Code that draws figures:

○ ○ ○ ○ ○

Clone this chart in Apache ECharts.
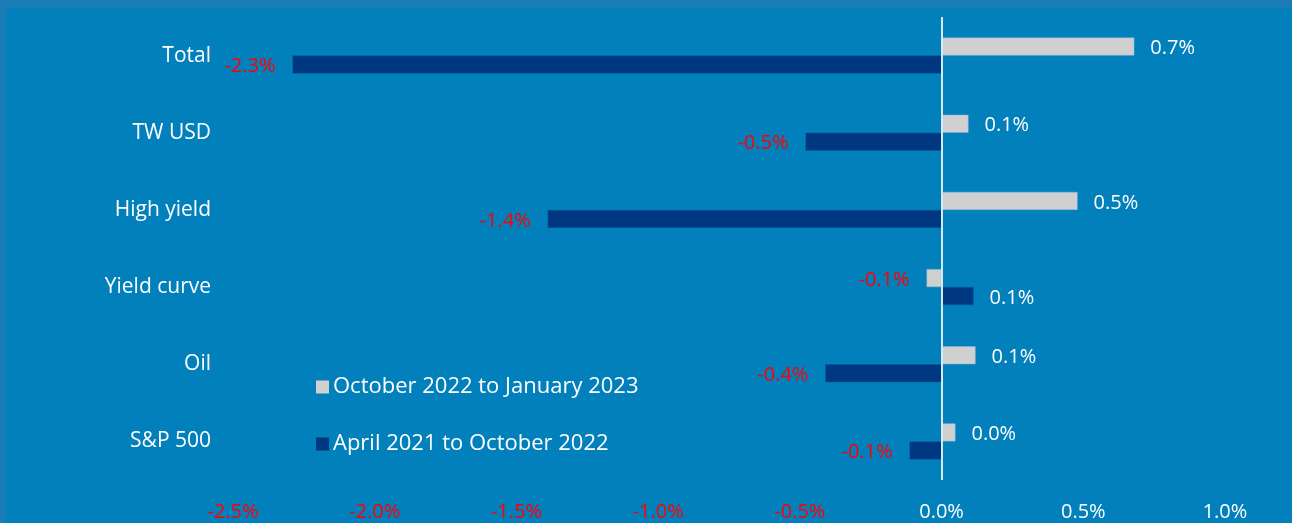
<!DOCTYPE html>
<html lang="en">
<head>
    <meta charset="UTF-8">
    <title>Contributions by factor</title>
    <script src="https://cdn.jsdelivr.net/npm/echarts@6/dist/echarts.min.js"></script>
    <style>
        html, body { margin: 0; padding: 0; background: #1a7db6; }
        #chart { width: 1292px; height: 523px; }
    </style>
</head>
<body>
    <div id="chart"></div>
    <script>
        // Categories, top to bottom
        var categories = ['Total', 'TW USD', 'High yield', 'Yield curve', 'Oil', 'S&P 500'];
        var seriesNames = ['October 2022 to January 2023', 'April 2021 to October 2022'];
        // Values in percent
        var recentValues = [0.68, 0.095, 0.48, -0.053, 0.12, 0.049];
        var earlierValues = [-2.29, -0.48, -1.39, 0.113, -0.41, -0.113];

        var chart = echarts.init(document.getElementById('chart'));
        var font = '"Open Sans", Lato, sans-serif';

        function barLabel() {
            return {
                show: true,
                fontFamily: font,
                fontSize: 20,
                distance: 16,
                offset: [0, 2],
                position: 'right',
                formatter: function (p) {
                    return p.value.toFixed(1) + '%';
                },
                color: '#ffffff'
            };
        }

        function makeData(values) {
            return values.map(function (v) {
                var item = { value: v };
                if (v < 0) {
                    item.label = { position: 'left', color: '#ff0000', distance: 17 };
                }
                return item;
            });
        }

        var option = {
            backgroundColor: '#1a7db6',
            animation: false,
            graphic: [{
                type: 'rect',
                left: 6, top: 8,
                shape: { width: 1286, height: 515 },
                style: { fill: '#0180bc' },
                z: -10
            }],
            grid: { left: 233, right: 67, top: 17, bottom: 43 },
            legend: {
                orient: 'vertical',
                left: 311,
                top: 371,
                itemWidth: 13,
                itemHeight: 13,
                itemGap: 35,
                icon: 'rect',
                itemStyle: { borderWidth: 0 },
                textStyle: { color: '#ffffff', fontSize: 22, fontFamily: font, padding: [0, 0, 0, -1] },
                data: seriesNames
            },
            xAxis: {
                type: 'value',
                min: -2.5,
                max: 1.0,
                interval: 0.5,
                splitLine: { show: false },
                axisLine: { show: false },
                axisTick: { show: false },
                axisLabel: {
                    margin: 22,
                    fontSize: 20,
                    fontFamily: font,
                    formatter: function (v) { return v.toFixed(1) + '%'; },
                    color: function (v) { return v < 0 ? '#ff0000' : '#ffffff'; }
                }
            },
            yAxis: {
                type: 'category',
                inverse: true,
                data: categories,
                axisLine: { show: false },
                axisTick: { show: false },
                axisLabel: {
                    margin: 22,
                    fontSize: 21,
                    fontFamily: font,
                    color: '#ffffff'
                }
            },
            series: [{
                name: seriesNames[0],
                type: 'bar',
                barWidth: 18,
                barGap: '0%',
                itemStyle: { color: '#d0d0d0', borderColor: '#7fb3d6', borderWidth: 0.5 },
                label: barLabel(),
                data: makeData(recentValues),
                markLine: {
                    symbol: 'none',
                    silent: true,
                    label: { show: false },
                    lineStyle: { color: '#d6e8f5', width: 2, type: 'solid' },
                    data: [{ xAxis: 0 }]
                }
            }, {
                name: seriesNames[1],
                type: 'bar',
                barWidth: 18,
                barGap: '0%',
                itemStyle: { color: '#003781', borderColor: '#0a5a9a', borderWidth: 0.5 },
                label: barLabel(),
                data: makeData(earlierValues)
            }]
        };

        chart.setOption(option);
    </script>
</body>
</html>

○ ○ ○ ○ ○

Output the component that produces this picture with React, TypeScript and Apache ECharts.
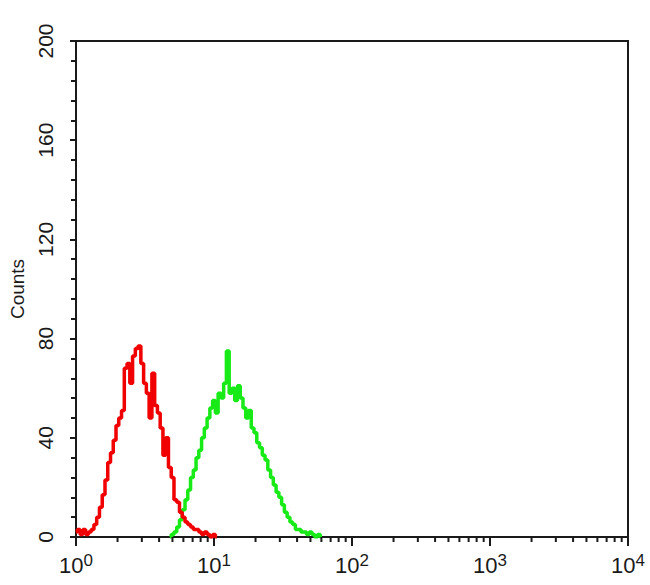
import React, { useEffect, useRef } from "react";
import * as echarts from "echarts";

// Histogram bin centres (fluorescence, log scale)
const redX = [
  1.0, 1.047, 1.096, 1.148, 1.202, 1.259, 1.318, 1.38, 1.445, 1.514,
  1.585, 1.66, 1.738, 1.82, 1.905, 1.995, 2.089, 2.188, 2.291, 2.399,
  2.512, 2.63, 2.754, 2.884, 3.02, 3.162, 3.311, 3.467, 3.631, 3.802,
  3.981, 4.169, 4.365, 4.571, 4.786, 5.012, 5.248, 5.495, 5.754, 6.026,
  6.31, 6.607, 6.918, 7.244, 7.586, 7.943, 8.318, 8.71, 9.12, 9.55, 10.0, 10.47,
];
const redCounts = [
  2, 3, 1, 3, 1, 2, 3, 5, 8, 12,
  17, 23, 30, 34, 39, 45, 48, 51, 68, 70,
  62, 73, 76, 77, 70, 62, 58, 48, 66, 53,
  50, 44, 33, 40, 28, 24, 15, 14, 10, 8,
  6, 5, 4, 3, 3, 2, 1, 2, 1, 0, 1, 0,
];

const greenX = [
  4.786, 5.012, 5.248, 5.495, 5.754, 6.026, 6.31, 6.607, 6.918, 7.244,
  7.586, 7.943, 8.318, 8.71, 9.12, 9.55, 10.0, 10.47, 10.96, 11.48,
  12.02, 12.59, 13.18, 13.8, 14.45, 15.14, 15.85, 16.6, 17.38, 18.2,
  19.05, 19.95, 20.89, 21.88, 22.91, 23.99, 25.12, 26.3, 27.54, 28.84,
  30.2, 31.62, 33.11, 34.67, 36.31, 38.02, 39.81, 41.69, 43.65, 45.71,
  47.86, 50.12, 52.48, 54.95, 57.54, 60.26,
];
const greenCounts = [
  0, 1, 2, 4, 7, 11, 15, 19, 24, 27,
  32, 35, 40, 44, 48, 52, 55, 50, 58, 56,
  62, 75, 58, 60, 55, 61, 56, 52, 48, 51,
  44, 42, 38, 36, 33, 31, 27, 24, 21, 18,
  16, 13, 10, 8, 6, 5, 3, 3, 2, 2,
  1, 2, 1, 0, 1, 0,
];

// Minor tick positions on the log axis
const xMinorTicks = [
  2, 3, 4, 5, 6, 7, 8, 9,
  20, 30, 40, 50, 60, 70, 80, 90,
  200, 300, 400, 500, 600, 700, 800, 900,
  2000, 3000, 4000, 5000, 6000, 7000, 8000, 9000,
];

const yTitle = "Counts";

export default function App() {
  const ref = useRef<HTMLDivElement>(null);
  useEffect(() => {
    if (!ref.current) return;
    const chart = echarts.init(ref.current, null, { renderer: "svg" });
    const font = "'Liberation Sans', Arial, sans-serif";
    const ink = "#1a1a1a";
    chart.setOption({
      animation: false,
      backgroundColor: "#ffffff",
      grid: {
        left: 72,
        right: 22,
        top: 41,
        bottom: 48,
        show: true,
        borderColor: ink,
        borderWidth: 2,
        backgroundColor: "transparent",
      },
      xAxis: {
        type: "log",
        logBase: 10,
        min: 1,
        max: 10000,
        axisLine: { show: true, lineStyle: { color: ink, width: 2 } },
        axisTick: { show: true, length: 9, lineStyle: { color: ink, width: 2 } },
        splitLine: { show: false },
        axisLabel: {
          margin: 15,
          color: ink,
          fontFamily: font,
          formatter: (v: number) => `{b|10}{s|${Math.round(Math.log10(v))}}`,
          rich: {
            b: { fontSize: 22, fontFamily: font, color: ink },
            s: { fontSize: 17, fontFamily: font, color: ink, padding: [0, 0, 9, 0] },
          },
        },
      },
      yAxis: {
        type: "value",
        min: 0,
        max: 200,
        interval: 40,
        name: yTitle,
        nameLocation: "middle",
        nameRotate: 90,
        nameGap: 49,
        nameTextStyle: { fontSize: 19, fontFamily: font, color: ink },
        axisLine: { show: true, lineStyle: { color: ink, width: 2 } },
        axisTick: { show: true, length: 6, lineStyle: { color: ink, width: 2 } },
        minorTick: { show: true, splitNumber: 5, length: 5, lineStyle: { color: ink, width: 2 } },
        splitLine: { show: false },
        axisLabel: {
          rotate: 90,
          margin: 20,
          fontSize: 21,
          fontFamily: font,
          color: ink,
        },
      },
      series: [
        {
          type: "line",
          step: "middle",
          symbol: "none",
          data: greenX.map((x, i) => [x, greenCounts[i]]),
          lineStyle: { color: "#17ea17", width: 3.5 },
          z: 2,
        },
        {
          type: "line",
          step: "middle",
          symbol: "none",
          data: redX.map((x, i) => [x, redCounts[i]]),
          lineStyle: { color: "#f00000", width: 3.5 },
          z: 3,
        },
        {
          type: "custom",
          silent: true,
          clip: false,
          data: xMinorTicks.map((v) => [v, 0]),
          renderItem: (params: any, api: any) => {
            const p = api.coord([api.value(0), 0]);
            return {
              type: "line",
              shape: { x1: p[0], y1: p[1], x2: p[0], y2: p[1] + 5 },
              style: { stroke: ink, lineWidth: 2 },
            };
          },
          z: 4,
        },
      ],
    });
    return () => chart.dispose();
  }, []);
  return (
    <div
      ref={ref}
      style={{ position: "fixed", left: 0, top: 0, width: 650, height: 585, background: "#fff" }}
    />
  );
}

○ ○ ○ ○ ○

▶ TASK PROMPT
Extract from the material above the stretch running from the line containing "Output the component" through the line containing "import * as". Keep the text exact and the pictures out.

▶ PROBLEM SOLUTION
Output the component that produces this picture with React, TypeScript and Apache ECharts.
import React, { useEffect, useRef } from "react";
import * as echarts from "echarts";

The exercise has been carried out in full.